### SHORT TASK:
Reproduce the listing below in full and without alteration, apart from its pictures.

### DATA BLOCK:
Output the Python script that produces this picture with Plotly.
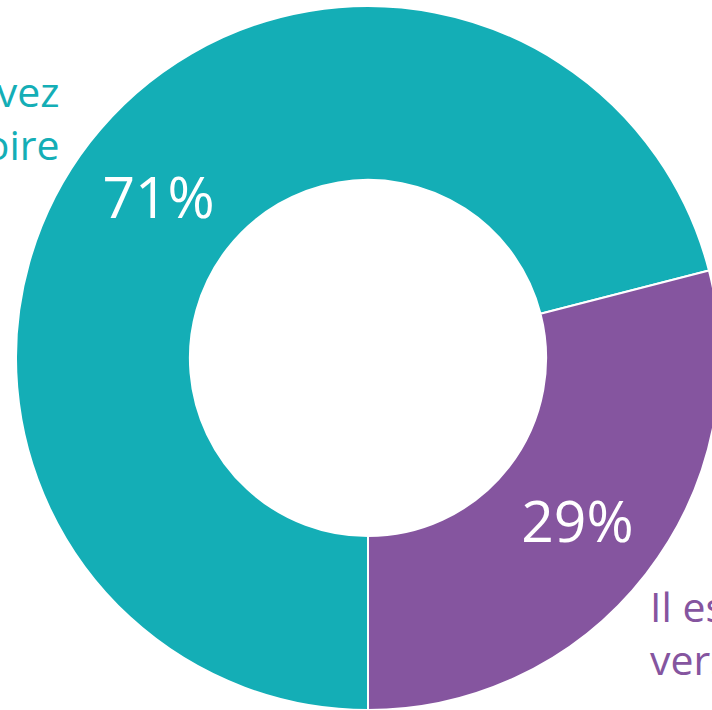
import plotly.graph_objects as go

labels = ["Vous l'avez en mémoire", "Il est vers"]
values = [71, 29]
colors = ["#14AEB6", "#85559F"]

W, H = 736, 716

fig = go.Figure()
fig.add_trace(go.Pie(
    labels=labels,
    values=values,
    hole=0.506,
    sort=False,
    direction="clockwise",
    rotation=180,
    marker=dict(colors=colors, line=dict(color="white", width=2)),
    texttemplate="%{percent:.0%}",
    textposition="inside",
    insidetextorientation="horizontal",
    textfont=dict(family="Open Sans", size=57, color="white"),
    domain=dict(x=[16 / W, 720 / W], y=[6 / H, 710 / H]),
    showlegend=False,
    hoverinfo="label+percent",
))

# outer labels run off the edge of the canvas, as in the source
fig.add_annotation(
    text="Vous l'avez<br>en mémoire", x=62 / W, y=1 - 117 / H,
    xref="paper", yref="paper", xanchor="right", yanchor="middle",
    align="right", showarrow=False,
    font=dict(family="Open Sans", size=41, color=colors[0]),
)
fig.add_annotation(
    text="Il est<br>vers", x=648 / W, y=1 - 632 / H,
    xref="paper", yref="paper", xanchor="left", yanchor="middle",
    align="left", showarrow=False,
    font=dict(family="Open Sans", size=41, color=colors[1]),
)

fig.update_layout(
    width=W, height=H,
    margin=dict(l=0, r=0, t=0, b=0),
    paper_bgcolor="white",
    plot_bgcolor="white",
)

fig.write_html(
    "out.html",
    config={"displayModeBar": False},
    post_script="document.body.style.margin='0';document.body.style.overflow='hidden';",
)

### EXERCISE ANSWER:
Output the Python script that produces this picture with Plotly.
import plotly.graph_objects as go

labels = ["Vous l'avez en mémoire", "Il est vers"]
values = [71, 29]
colors = ["#14AEB6", "#85559F"]

W, H = 736, 716

fig = go.Figure()
fig.add_trace(go.Pie(
    labels=labels,
    values=values,
    hole=0.506,
    sort=False,
    direction="clockwise",
    rotation=180,
    marker=dict(colors=colors, line=dict(color="white", width=2)),
    texttemplate="%{percent:.0%}",
    textposition="inside",
    insidetextorientation="horizontal",
    textfont=dict(family="Open Sans", size=57, color="white"),
    domain=dict(x=[16 / W, 720 / W], y=[6 / H, 710 / H]),
    showlegend=False,
    hoverinfo="label+percent",
))

# outer labels run off the edge of the canvas, as in the source
fig.add_annotation(
    text="Vous l'avez<br>en mémoire", x=62 / W, y=1 - 117 / H,
    xref="paper", yref="paper", xanchor="right", yanchor="middle",
    align="right", showarrow=False,
    font=dict(family="Open Sans", size=41, color=colors[0]),
)
fig.add_annotation(
    text="Il est<br>vers", x=648 / W, y=1 - 632 / H,
    xref="paper", yref="paper", xanchor="left", yanchor="middle",
    align="left", showarrow=False,
    font=dict(family="Open Sans", size=41, color=colors[1]),
)

fig.update_layout(
    width=W, height=H,
    margin=dict(l=0, r=0, t=0, b=0),
    paper_bgcolor="white",
    plot_bgcolor="white",
)

fig.write_html(
    "out.html",
    config={"displayModeBar": False},
    post_script="document.body.style.margin='0';document.body.style.overflow='hidden';",
)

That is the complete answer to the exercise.